Furthermore, the subband processing unit may comprise a second block extractor configured
to derive a suite of second input samples by applying the block hop size
p to the plurality of second analysis samples; wherein each second input sample corresponds
to a frame of first input samples. The first and second block extractor may have any
of the features outlined in the present document.
[0042] The subband processing unit may comprise a nonlinear frame processing unit configured
to determine a frame of processed samples from a frame of first input samples and
from the corresponding second input sample. This may be performed by determining for
each processed sample of the frame the phase of the processed sample by offsetting
the phase of the corresponding first input sample; and/or by determining for each
processed sample of the frame the magnitude of the processed sample based on the magnitude
of the corresponding first input sample and the magnitude of the corresponding second
input sample. In particular, the nonlinear frame processing unit may be configured
to determine the phase of the processed sample by offsetting the phase of the corresponding
first input sample by a phase offset value which is based on the corresponding second
input sample, the transposition factor
Q and the subband stretch factor
S.
[0043] Furthermore, the subband processing unit may comprise an overlap and add unit configured
to determine the synthesis subband signal by overlapping and adding the samples of
a suite of frames of processed samples, wherein the overlap and add unit may apply
a hop size to succeeding frames of processed samples. The hop size may be equal to
the block hop size
p multiplied by the subband stretch factor
S. Finally, the system may comprise a synthesis filterbank configured to generate the
time stretched and/or frequency transposed signal from the synthesis subband signal.

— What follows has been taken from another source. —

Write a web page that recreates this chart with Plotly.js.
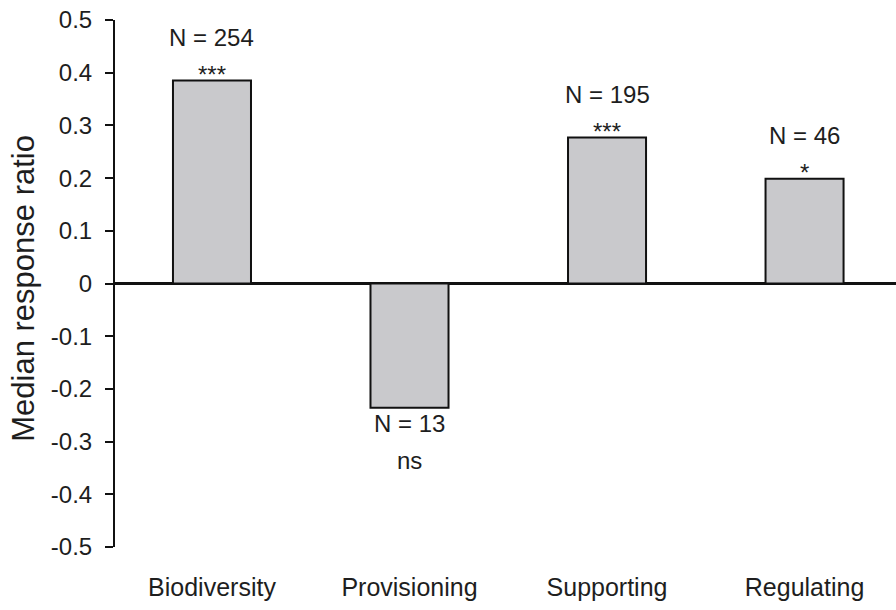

[0044] It should be noted that the different components of the systems described in the
present document may comprise any or all of the features outlined with regards to
these components in the present document. This is in particular applicable to the
analysis and synthesis filterbank, the subband processing unit, the nonlinear processing
unit, the block extractors, the overlap and add unit, and/or the window unit described
at different parts within this document.
[0045] The systems outlined in the present document may comprise a plurality of subband
processing units. Each subband processing unit may be configured to determine an intermediate
synthesis subband signal using a different subband transposition factor
Q and/or a different subband stretch factor
S. The systems may further comprise a merging unit downstream of the plurality of subband
processing units and upstream of the synthesis filterbank configured to merge corresponding
intermediate synthesis subband signals to the synthesis subband signal. As such, the
systems may be used to perform a plurality of time stretch and/or harmonic transposition
operations while using only a single analysis / synthesis filterbank pair.
[0046] The systems may comprise a core decoder upstream of the analysis filterbank configured
to decode a bitstream into the input signal. The systems may also comprise an HFR
processing unit downstream of the merging unit (if such a merging unit is present)

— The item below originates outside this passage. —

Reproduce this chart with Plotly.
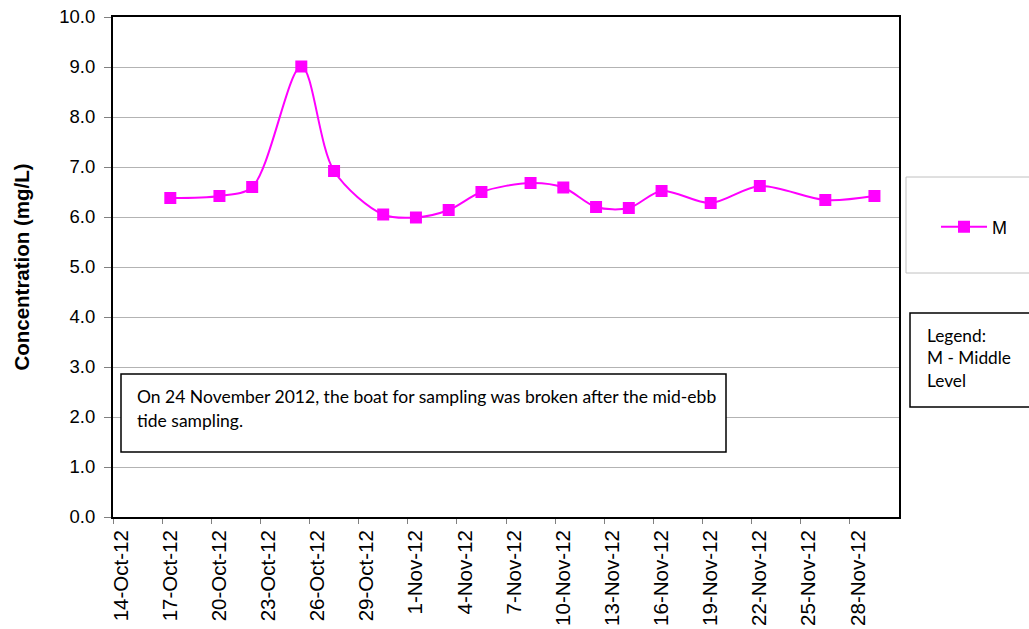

and upstream of the synthesis filterbank. The HFR processing unit may be configured
to apply spectral band information derived from the bitstream to the synthesis subband
signal.
[0047] According to another aspect, a set-top box for decoding a received signal comprising
at least a low frequency component of an audio signal is described. The set-top box
may comprise a system according to any of the aspects and features outlined in the
present document for generating a high frequency component of the audio signal from
the low frequency component of the audio signal.
[0048] According to a further aspect a method for generating a time stretched and/or frequency
transposed signal from an input signal is described. This method is particularly well
adapted to enhance the transient response of a time stretch and/or frequency transposition
operation. The method may comprise the step of providing an analysis subband signal
from the input signal, wherein the analysis subband signal comprises a plurality of
complex valued analysis samples, each having a phase and a magnitude.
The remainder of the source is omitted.